▶ [TO BE DONE] Locate the lines where "chart" occurs and copy them as they stand.

Stored items:
========

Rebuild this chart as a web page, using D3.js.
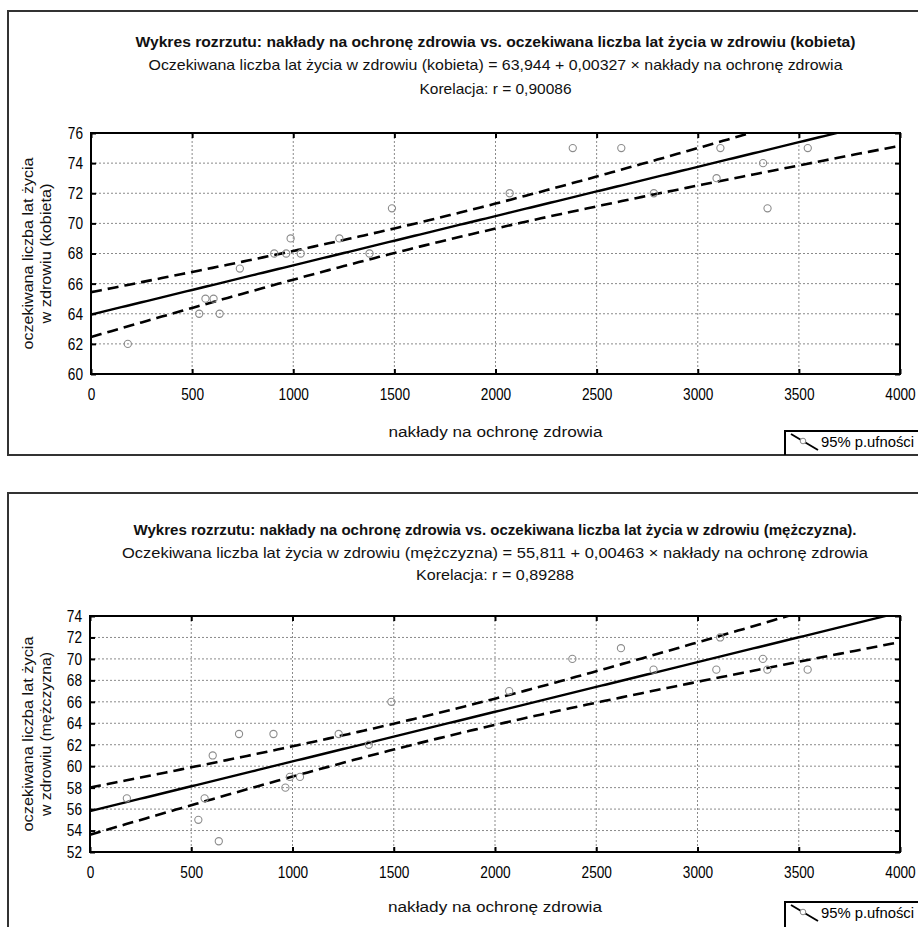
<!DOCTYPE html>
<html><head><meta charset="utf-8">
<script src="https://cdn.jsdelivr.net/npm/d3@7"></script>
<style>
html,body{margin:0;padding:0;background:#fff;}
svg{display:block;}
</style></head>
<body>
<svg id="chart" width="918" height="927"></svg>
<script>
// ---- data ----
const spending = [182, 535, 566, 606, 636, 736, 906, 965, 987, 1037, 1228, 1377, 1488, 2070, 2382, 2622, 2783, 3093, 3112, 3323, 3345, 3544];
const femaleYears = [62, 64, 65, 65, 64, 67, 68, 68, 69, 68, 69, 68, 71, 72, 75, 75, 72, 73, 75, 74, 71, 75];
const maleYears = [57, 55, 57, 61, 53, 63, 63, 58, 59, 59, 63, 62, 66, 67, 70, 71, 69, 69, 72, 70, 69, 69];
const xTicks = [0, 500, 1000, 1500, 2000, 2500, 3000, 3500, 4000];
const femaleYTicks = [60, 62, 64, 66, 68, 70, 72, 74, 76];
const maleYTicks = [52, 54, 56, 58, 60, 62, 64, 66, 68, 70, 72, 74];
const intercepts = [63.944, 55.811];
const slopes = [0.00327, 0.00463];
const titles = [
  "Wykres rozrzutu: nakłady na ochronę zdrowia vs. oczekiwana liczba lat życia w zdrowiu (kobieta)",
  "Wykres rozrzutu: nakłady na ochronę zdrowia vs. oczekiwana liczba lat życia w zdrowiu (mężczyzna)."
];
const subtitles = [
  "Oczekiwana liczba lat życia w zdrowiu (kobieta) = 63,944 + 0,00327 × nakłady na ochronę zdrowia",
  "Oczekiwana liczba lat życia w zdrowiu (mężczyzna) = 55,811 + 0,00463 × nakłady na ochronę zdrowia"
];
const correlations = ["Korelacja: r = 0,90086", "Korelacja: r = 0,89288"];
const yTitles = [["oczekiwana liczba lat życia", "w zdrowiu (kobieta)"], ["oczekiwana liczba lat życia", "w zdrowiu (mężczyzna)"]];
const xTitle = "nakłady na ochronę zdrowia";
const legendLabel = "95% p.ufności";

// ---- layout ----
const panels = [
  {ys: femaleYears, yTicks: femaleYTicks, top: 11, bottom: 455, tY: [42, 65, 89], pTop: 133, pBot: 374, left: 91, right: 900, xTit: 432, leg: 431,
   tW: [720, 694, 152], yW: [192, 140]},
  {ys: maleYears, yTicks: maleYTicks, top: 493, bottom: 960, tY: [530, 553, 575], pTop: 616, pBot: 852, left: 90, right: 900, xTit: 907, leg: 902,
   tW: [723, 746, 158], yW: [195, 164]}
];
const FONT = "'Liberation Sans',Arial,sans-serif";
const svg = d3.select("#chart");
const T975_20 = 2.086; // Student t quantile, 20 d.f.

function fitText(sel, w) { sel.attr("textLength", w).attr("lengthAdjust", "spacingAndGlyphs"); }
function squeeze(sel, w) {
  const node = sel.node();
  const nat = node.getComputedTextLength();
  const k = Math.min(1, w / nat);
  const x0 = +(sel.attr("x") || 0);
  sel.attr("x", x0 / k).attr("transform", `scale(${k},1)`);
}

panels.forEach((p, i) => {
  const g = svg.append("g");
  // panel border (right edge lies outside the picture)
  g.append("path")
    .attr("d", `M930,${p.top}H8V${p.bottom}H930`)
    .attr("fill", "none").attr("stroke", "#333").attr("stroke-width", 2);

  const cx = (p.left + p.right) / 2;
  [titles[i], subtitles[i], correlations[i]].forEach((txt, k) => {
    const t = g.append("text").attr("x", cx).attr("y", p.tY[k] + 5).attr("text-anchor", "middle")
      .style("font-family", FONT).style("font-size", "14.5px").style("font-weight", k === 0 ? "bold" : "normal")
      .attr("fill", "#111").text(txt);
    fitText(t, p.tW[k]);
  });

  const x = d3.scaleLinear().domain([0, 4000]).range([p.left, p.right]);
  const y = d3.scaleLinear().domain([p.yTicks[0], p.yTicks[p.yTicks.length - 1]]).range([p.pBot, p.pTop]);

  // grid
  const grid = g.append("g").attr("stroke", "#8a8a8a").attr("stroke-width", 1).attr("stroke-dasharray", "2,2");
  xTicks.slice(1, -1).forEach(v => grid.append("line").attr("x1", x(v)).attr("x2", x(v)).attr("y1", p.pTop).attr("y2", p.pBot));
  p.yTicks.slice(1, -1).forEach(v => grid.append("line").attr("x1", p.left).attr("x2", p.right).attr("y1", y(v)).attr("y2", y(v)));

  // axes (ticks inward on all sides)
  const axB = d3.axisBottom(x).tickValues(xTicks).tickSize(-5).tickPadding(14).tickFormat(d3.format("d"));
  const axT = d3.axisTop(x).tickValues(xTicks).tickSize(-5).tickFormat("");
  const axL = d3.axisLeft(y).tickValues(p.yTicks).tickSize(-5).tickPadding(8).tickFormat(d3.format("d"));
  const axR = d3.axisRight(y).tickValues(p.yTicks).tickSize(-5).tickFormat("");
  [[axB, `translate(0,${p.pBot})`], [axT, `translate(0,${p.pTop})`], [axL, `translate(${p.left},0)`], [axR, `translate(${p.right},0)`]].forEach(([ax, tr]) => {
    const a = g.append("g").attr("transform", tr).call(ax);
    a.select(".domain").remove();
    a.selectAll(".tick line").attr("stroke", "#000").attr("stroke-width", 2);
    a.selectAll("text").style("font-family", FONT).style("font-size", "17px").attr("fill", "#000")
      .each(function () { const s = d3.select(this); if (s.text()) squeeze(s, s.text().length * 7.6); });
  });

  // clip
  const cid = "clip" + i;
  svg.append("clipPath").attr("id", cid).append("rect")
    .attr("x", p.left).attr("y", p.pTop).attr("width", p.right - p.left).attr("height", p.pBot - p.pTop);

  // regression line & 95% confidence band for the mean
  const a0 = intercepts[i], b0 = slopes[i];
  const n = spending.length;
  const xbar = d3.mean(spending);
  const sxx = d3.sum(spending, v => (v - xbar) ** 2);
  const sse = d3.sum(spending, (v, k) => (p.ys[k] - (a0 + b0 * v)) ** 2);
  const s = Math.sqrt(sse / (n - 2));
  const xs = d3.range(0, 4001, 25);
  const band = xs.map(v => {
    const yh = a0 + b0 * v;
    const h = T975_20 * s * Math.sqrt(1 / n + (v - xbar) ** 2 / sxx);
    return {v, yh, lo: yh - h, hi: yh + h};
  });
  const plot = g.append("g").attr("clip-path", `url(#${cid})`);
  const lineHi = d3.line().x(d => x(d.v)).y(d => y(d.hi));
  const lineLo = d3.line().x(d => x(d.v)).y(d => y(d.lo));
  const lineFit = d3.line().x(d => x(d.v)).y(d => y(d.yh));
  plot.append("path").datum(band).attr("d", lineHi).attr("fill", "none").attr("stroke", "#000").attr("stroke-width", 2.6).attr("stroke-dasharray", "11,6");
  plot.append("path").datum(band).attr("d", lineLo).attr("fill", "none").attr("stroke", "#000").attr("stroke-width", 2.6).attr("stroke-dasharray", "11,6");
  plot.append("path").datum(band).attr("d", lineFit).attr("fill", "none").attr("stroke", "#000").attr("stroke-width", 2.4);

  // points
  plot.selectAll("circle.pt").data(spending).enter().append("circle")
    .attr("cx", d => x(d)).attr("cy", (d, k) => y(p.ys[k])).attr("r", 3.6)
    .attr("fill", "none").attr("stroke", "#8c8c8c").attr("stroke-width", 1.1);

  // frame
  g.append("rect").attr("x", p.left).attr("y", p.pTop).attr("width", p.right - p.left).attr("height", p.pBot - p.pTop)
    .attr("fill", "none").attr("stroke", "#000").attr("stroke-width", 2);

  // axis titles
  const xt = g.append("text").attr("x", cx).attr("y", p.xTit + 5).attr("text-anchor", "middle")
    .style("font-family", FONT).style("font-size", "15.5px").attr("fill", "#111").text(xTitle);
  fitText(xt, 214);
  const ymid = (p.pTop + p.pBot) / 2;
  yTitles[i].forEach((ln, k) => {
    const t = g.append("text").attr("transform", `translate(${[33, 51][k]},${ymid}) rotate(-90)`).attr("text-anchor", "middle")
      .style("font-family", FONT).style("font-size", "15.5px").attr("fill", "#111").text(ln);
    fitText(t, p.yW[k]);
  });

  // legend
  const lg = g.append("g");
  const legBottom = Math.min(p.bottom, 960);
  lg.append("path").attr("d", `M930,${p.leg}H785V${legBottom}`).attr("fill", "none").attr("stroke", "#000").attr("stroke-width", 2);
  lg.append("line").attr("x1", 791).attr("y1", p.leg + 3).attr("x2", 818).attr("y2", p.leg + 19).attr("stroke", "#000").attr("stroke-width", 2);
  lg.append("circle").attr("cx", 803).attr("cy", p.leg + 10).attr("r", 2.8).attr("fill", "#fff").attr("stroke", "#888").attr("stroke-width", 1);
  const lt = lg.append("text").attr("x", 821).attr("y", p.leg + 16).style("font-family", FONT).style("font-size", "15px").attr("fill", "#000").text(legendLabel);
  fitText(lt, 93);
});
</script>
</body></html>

========

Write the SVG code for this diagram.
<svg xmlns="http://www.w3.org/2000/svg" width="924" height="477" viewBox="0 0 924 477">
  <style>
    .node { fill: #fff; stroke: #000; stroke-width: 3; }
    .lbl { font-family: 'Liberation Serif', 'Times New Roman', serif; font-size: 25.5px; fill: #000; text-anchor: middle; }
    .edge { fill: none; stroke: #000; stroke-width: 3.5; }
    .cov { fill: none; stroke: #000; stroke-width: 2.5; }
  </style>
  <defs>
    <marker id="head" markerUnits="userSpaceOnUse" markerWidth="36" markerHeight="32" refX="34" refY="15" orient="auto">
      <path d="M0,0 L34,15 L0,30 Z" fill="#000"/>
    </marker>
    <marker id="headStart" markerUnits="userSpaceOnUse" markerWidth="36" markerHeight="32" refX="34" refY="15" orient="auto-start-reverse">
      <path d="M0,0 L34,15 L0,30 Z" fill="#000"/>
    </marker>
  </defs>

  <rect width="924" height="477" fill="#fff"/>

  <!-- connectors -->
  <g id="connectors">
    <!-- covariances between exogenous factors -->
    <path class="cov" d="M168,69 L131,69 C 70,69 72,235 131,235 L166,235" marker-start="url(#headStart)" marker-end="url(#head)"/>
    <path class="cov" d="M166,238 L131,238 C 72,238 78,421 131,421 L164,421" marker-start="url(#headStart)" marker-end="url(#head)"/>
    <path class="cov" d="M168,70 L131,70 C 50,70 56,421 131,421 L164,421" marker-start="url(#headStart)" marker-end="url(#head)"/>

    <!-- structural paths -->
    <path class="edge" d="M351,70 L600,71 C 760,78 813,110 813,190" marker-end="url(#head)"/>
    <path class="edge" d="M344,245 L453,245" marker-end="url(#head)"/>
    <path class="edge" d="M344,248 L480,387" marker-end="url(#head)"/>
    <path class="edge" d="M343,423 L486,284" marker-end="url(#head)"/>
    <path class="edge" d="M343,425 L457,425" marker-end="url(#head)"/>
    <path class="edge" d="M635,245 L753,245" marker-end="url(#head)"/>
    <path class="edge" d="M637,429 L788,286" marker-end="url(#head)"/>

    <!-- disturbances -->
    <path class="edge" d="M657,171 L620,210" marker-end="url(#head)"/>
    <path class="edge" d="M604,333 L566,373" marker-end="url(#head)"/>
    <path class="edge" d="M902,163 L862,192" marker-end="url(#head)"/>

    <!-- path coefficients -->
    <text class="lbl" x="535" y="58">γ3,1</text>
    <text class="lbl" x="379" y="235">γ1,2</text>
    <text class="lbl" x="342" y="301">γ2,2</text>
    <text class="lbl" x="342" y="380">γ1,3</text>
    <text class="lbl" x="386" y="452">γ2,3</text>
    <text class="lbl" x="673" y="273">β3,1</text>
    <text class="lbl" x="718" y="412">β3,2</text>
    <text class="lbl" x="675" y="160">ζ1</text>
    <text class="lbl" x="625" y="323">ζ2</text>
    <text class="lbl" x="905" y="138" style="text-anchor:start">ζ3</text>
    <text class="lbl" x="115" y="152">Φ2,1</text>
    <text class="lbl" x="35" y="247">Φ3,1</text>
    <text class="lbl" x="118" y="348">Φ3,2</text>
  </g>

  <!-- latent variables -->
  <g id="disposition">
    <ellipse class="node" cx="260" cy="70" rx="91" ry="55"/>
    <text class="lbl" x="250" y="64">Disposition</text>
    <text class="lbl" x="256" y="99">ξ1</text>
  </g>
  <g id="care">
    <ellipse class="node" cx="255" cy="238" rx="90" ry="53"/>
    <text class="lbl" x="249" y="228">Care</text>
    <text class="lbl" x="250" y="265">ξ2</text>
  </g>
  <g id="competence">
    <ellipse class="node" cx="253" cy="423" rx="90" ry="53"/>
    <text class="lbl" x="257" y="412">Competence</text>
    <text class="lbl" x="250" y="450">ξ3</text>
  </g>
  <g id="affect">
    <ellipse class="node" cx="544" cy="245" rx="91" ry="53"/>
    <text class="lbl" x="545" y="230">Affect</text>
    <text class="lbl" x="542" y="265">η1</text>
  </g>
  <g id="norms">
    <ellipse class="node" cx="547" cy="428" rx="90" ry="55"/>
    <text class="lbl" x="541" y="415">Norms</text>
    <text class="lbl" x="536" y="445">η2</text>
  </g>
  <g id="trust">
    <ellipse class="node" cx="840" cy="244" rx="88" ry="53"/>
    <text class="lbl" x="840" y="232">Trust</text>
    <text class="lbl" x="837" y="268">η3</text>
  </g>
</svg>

========

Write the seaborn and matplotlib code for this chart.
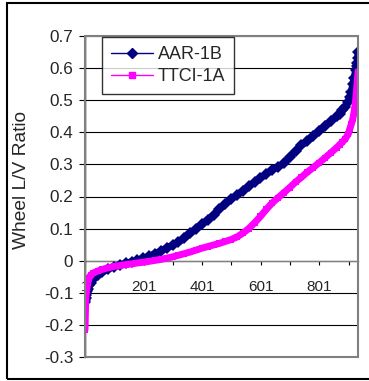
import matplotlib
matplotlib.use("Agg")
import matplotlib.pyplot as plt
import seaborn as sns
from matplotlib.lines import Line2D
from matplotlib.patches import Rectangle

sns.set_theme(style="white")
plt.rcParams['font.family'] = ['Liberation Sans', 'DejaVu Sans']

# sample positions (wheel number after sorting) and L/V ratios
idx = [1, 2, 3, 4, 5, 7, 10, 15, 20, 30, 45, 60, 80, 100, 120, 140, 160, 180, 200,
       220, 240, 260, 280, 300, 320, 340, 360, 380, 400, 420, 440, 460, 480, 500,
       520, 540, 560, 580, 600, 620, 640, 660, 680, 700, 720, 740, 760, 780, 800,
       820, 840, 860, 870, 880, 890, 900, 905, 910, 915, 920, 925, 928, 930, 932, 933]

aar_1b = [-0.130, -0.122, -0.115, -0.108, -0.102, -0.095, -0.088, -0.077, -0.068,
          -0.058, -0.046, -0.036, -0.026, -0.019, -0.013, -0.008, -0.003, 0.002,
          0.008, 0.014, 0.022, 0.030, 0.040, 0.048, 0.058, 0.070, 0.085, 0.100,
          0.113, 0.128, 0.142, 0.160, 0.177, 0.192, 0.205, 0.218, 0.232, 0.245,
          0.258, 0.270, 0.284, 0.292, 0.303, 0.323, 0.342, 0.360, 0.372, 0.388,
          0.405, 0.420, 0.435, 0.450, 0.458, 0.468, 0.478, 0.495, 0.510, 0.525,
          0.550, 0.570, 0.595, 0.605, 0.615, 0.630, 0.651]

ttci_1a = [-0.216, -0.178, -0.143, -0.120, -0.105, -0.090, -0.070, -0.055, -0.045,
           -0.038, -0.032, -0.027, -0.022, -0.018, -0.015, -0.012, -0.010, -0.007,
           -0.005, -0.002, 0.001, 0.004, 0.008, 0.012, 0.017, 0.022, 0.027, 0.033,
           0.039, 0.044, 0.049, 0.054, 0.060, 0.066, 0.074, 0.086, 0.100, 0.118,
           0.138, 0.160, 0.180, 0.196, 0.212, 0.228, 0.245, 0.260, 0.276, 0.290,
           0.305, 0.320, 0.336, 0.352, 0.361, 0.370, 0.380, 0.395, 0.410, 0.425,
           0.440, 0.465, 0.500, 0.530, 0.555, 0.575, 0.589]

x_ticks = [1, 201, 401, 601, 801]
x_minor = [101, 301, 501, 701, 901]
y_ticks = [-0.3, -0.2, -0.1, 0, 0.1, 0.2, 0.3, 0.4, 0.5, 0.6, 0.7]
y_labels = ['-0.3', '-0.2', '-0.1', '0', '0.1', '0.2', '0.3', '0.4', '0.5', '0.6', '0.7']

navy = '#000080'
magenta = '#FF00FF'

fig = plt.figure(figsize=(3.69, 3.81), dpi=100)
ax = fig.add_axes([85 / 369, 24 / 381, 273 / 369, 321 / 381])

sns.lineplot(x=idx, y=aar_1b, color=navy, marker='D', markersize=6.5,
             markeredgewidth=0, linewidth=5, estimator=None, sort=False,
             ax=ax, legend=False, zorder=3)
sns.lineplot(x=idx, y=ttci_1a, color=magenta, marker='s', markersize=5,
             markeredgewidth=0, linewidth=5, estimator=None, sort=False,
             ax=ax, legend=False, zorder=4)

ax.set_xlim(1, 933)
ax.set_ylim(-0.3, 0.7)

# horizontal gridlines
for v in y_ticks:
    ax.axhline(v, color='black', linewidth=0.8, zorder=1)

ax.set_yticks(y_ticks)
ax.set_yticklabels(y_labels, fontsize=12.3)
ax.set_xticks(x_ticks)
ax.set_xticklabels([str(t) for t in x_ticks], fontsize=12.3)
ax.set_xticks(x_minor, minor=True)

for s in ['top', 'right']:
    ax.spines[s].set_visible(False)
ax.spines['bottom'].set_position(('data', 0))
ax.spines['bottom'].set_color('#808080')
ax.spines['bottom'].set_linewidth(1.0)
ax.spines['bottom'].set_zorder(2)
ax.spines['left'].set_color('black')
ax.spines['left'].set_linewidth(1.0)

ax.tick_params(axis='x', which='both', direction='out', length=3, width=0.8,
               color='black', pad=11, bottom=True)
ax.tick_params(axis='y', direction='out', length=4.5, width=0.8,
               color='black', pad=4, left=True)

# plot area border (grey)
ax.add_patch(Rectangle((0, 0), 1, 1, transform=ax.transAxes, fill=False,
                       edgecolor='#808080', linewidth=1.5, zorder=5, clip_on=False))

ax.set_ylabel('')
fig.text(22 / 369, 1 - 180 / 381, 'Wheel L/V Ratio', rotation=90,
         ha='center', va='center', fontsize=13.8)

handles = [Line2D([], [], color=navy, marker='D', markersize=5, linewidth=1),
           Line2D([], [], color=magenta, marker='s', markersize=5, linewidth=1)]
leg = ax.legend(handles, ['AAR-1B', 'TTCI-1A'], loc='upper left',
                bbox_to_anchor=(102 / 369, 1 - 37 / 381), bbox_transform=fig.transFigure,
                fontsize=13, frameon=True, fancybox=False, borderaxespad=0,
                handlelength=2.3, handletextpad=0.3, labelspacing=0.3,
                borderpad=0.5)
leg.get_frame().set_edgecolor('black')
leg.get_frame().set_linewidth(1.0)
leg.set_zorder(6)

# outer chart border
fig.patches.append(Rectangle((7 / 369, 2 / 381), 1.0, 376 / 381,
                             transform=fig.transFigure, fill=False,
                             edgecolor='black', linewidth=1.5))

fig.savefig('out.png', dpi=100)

========

▶ [RESULT BELOW]
Rebuild this chart as a web page, using D3.js.
<svg id="chart" width="918" height="927"></svg>
const svg = d3.select("#chart");
Write the seaborn and matplotlib code for this chart.
# outer chart border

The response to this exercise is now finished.